There was anger and outrage after a video of a carriage horse collapsing on a Manhattan sidewalk went viral.
“He appeared malnourished. His ribs were showing. This horse was obviously suffering,” said Caroline Smidt, who apparently saw the horse, named Ryder, in distress and having trouble walking in Central Park last Wednesday, hours before he laid down on the asphalt on 9th Avenue and 45th Street.
“This horse looked like he was about to collapse right in front of me and this man worked him for four more hours knowing he was in horrible condition,” Smidt added.
Demonstrators gathered outside the Manhattan District Attorney's Office Tuesday, calling for law enforcement to launch a criminal investigation into the carriage driver involved in the incident.
“Hours before Ryder collapsed on Aug. 10, he was struggling to walk, falling to his knees,” said Edita Birnkrant, the executive director of NYCLASS.
A bill introduced by Queens City Council Member Robert Holden would replace Central Park’s 68 remaining horse carriages with electric ones by 2024 — a goal Holden says can’t come soon enough.
“Four horses collapsed. One died in the last four months. When’s enough enough?” Holden said. “That poor horse had to go down to really change things and it was heartbreaking to see. Nobody can see that video and not feel for that horse if you have a heart.”
Many speculated that heat exhaustion caused Ryder's fall. The temperature last Wednesday was in high 80s, but it did not reach the city threshold of 90 degrees that forces hansom cab drivers to stable their horses.

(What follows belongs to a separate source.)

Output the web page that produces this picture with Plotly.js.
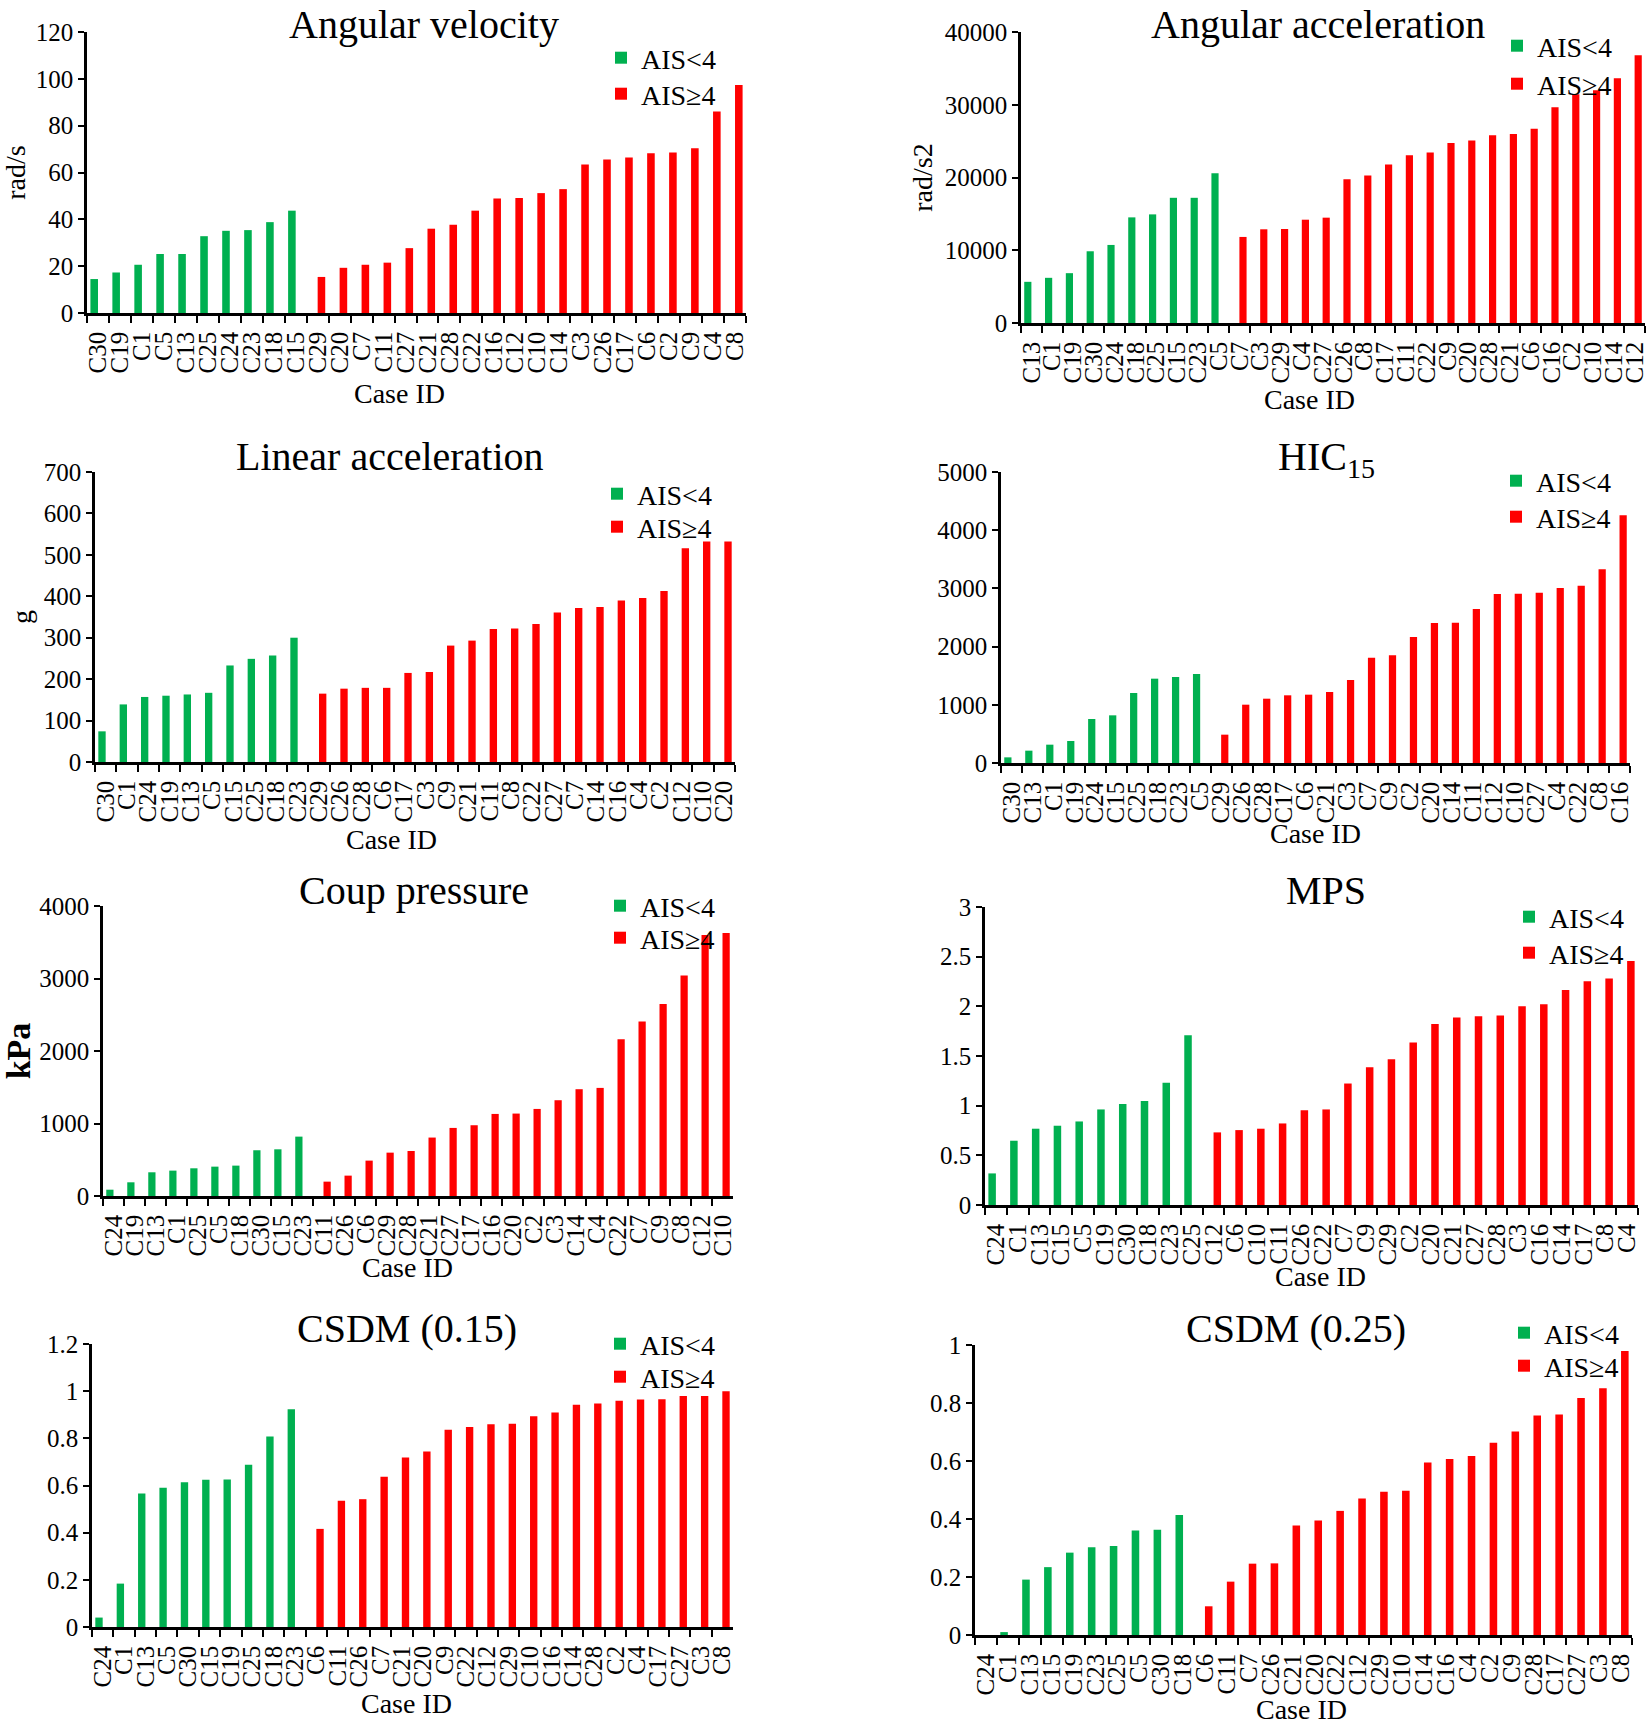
<!DOCTYPE html>
<html>
<head>
<meta charset="utf-8">
<script src="https://cdn.plot.ly/plotly-3.0.1.min.js"></script>
<style>
html,body{margin:0;padding:0;background:#fff;}
#chart{width:1650px;height:1729px;}
</style>
</head>
<body>
<div id="chart"></div>
<script>
// ---------- DATA ----------
// Angular velocity (rad/s)
const avLowIds  = ['C30','C19','C1','C5','C13','C25','C24','C23','C18','C15'];
const avLowVals = [14.5,17.3,20.6,25.2,25.2,32.8,35.1,35.4,38.8,43.7];
const avHighIds  = ['C29','C20','C7','C11','C27','C21','C28','C22','C16','C12','C10','C14','C3','C26','C17','C6','C2','C9','C4','C8'];
const avHighVals = [15.4,19.3,20.6,21.5,27.7,36.0,37.7,43.7,48.9,49.1,51.2,52.9,63.4,65.5,66.4,68.2,68.5,70.4,86.0,97.4];

// Angular acceleration (rad/s2)
const aaLowIds  = ['C13','C1','C19','C30','C24','C18','C25','C15','C23','C5'];
const aaLowVals = [5660,6210,6850,9860,10730,14520,14930,17210,17210,20590];
const aaHighIds  = ['C7','C3','C29','C4','C27','C26','C8','C17','C11','C22','C9','C20','C28','C21','C6','C16','C2','C10','C14','C12'];
const aaHighVals = [11830,12880,12920,14200,14480,19770,20270,21780,23060,23430,24750,25070,25800,25980,26710,29640,31460,32010,33650,36800];

// Linear acceleration (g)
const laLowIds  = ['C30','C1','C24','C19','C13','C5','C15','C25','C18','C23'];
const laLowVals = [74,139,157,160,163,167,233,249,257,300];
const laHighIds  = ['C29','C26','C28','C6','C17','C3','C9','C21','C11','C8','C22','C27','C7','C14','C16','C4','C2','C12','C10','C20'];
const laHighVals = [165,177,179,179,215,217,281,293,321,322,333,361,372,374,390,396,413,516,532,532];

// HIC15
const hicLowIds  = ['C30','C13','C1','C19','C24','C15','C25','C18','C23','C5'];
const hicLowVals = [97,212,315,378,756,819,1203,1449,1478,1529];
const hicHighIds  = ['C29','C26','C28','C17','C6','C21','C3','C7','C9','C2','C20','C14','C11','C12','C10','C27','C4','C22','C8','C16'];
const hicHighVals = [487,1002,1105,1163,1174,1220,1426,1810,1850,2165,2405,2411,2646,2904,2910,2927,3007,3047,3328,4255];

// Coup pressure (kPa)
const cpLowIds  = ['C24','C19','C13','C1','C25','C5','C18','C30','C15','C23'];
const cpLowVals = [87,189,327,350,382,405,419,631,644,819];
const cpHighIds  = ['C11','C26','C6','C29','C28','C21','C27','C17','C16','C20','C2','C3','C14','C4','C22','C7','C9','C8','C12','C10'];
const cpHighVals = [198,281,488,598,621,806,939,976,1132,1137,1201,1321,1473,1491,2163,2407,2647,3043,3600,3627];

// MPS
const mpsLowIds  = ['C24','C1','C13','C15','C5','C19','C30','C18','C23','C25'];
const mpsLowVals = [0.318,0.647,0.768,0.798,0.841,0.962,1.016,1.046,1.230,1.710];
const mpsHighIds  = ['C12','C6','C10','C11','C26','C22','C7','C9','C29','C2','C20','C21','C27','C28','C3','C16','C14','C17','C8','C4'];
const mpsHighVals = [0.731,0.754,0.768,0.821,0.955,0.962,1.223,1.388,1.468,1.636,1.823,1.887,1.901,1.907,2.001,2.021,2.165,2.253,2.279,2.457];

// CSDM (0.15)
const c15LowIds  = ['C24','C1','C13','C5','C30','C15','C19','C25','C18','C23'];
const c15LowVals = [0.040,0.184,0.566,0.590,0.614,0.624,0.625,0.688,0.808,0.923];
const c15HighIds  = ['C6','C11','C26','C7','C21','C20','C9','C22','C12','C29','C10','C16','C14','C28','C2','C4','C17','C27','C3','C8'];
const c15HighVals = [0.416,0.535,0.542,0.637,0.719,0.744,0.836,0.848,0.860,0.862,0.894,0.910,0.942,0.948,0.959,0.965,0.966,0.979,0.980,1.000];

// CSDM (0.25)
const c25LowIds  = ['C24','C1','C13','C15','C19','C23','C25','C5','C30','C18'];
const c25LowVals = [0,0.010,0.191,0.234,0.284,0.303,0.307,0.360,0.363,0.414];
const c25HighIds  = ['C6','C11','C7','C26','C21','C20','C22','C12','C29','C10','C14','C16','C4','C2','C9','C28','C17','C27','C3','C8'];
const c25HighVals = [0.099,0.184,0.246,0.247,0.378,0.395,0.428,0.471,0.494,0.497,0.595,0.607,0.617,0.663,0.702,0.757,0.760,0.817,0.851,0.979];

const lowName = 'AIS&lt;4';
const highName = 'AIS≥4';
const xTitle = 'Case ID';

// ---------- LAYOUT ----------
const W = 1650, H = 1729;
const FONT = 'Liberation Serif, Times New Roman, serif';
const GREEN = '#00B050', RED = '#FF0000';
const BARW = 0.345;   // bar width in category units

// rect: [left, right, top(y max), bottom(y=0)] px; tpos: title centre x / top y;
// xt: "Case ID" centre; leg: [symbol x, green y, red y]
const panels = [
  {lo:[avLowIds,avLowVals], hi:[avHighIds,avHighVals], title:'Angular velocity', ytitle:'rad/s', max:120, dtick:20,
   rect:[87,746,32,313], tpos:[424,0], xt:[399,394], leg:[619,58,94]},
  {lo:[aaLowIds,aaLowVals], hi:[aaHighIds,aaHighVals], title:'Angular acceleration', ytitle:'rad/s2', max:40000, dtick:10000,
   rect:[1021,1645,32,323], tpos:[1318,0], xt:[1309,399], leg:[1515,46,84]},
  {lo:[laLowIds,laLowVals], hi:[laHighIds,laHighVals], title:'Linear acceleration', ytitle:'g', max:700, dtick:100,
   rect:[95,735,472,762], tpos:[390,432], xt:[391,839], leg:[615,494,527]},
  {lo:[hicLowIds,hicLowVals], hi:[hicHighIds,hicHighVals], title:'HIC<sub>15</sub>', ytitle:'', max:5000, dtick:1000,
   rect:[1001,1630,472,763], tpos:[1326,432], xt:[1315,833], leg:[1514,481,517]},
  {lo:[cpLowIds,cpLowVals], hi:[cpHighIds,cpHighVals], title:'Coup pressure', ytitle:'<b>kPa</b>', max:4000, dtick:1000,
   rect:[103,733,906,1196], tpos:[414,866], xt:[407,1267], leg:[618,906,938]},
  {lo:[mpsLowIds,mpsLowVals], hi:[mpsHighIds,mpsHighVals], title:'MPS', ytitle:'', max:3, dtick:0.5,
   rect:[985,1638,907,1205], tpos:[1326,866], xt:[1320,1276], leg:[1527,917,953]},
  {lo:[c15LowIds,c15LowVals], hi:[c15HighIds,c15HighVals], title:'CSDM (0.15)', ytitle:'', max:1.2, dtick:0.2,
   rect:[92,733,1344,1627], tpos:[407,1304], xt:[406,1703], leg:[618,1344,1377]},
  {lo:[c25LowIds,c25LowVals], hi:[c25HighIds,c25HighVals], title:'CSDM (0.25)', ytitle:'', max:1, dtick:0.2,
   rect:[975,1632,1345,1635], tpos:[1296,1304], xt:[1301,1709], leg:[1522,1333,1366]}
];

const data = [];
const layout = {
  width: W, height: H,
  margin: {l:0, r:0, t:0, b:0},
  paper_bgcolor: '#fff', plot_bgcolor: '#fff',
  font: {family: FONT, color: '#000', size: 26},
  barmode: 'overlay',
  annotations: [],
  showlegend: true
};

function legendBox(sx, sy) {
  return {
    x:(sx-18)/W, y:1-(sy-25)/H, xanchor:'left', yanchor:'top',
    bgcolor:'rgba(0,0,0,0)', borderwidth:0, font:{size:28, family:FONT, color:'#000'},
    itemwidth:30
  };
}

panels.forEach((p, i) => {
  const n = i === 0 ? '' : String(i + 1);
  const legLo = 'legend' + (i === 0 ? '' : String(2*i + 1));
  const legHi = 'legend' + String(2*i + 2);
  const [x0, x1, yt, yb] = p.rect;
  data.push({
    type:'bar', x:p.lo[0], y:p.lo[1], name:lowName, marker:{color:GREEN},
    width:BARW, offset:-BARW,
    xaxis:'x'+n, yaxis:'y'+n, legend:legLo, hoverinfo:'x+y'
  });
  data.push({
    type:'bar', x:p.hi[0], y:p.hi[1], name:highName, marker:{color:RED},
    width:BARW, offset:0,
    xaxis:'x'+n, yaxis:'y'+n, legend:legHi, hoverinfo:'x+y'
  });
  layout['xaxis'+n] = {
    domain:[x0/W, x1/W], anchor:'y'+n, type:'category',
    categoryorder:'array', categoryarray:p.lo[0].concat(p.hi[0]),
    range:[-0.5, 29.5], tickmode:'linear', tick0:0, dtick:1,
    tickson:'boundaries', ticks:'outside', ticklen:7, tickwidth:2, tickcolor:'#000',
    showline:true, linecolor:'#000', linewidth:2.5, showgrid:false, zeroline:false,
    tickangle:-90, ticklabelstandoff:6, tickfont:{size:25, family:FONT, color:'#000'}
  };
  const ya = {
    domain:[1 - yb/H, 1 - yt/H], anchor:'x'+n,
    range:[0, p.max], tickmode:'linear', tick0:0, dtick:p.dtick,
    ticks:'outside', ticklen:6, tickwidth:2, tickcolor:'#000',
    showline:true, linecolor:'#000', linewidth:2.5, showgrid:false, zeroline:false,
    tickfont:{size:25, family:FONT, color:'#000'}
  };
  if (p.max >= 1000) ya.tickformat = 'd';
  if (p.ytitle) {
    ya.title = {text:p.ytitle, font:{size:p.ytitle.indexOf('kPa')>=0 ? 34 : 28, family:FONT, color:'#000'}, standoff:4};
  }
  layout['yaxis'+n] = ya;
  layout[legLo] = legendBox(p.leg[0], p.leg[1]);
  layout[legHi] = legendBox(p.leg[0], p.leg[2]);
  layout.annotations.push({
    xref:'paper', yref:'paper', x:p.tpos[0]/W, y:1-p.tpos[1]/H,
    xanchor:'center', yanchor:'top', showarrow:false,
    text:p.title, font:{size:40, family:FONT, color:'#000'}
  });
  layout.annotations.push({
    xref:'paper', yref:'paper', x:p.xt[0]/W, y:1-p.xt[1]/H,
    xanchor:'center', yanchor:'middle', showarrow:false,
    text:xTitle, font:{size:28, family:FONT, color:'#000'}
  });
});

Plotly.newPlot('chart', data, layout, {displayModeBar:false, responsive:false});
</script>
</body>
</html>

The hansom cab union has maintained the incident came without warning — that Ryder tripped and collapsed due to a neurological disease which can cause loss of balance.
But animal rights activists deny this assessment, claiming Ryder’s collapse stemmed from neglect.
“The fact that Ryder displayed neurological signs, muscle atrophy, poor body condition, was so underweight, these are chronic conditions, not short-term conditions,” Birnkrant said. “This is evidence of long-term neglect and criminal animal cruelty.”
Police doused the horse with water before he eventually stood back up and returned to the stable reportedly okay. Smidt says she’s spoken with an animal sanctuary in New Jersey that would be more than happy to accept Ryder into their care.
“Animals should be treated humanely and we take any incident of animal cruelty extremely seriously,” a spokesperson for the Manhattan District Attorney’s Office said in a statement. “We are reviewing the incident.”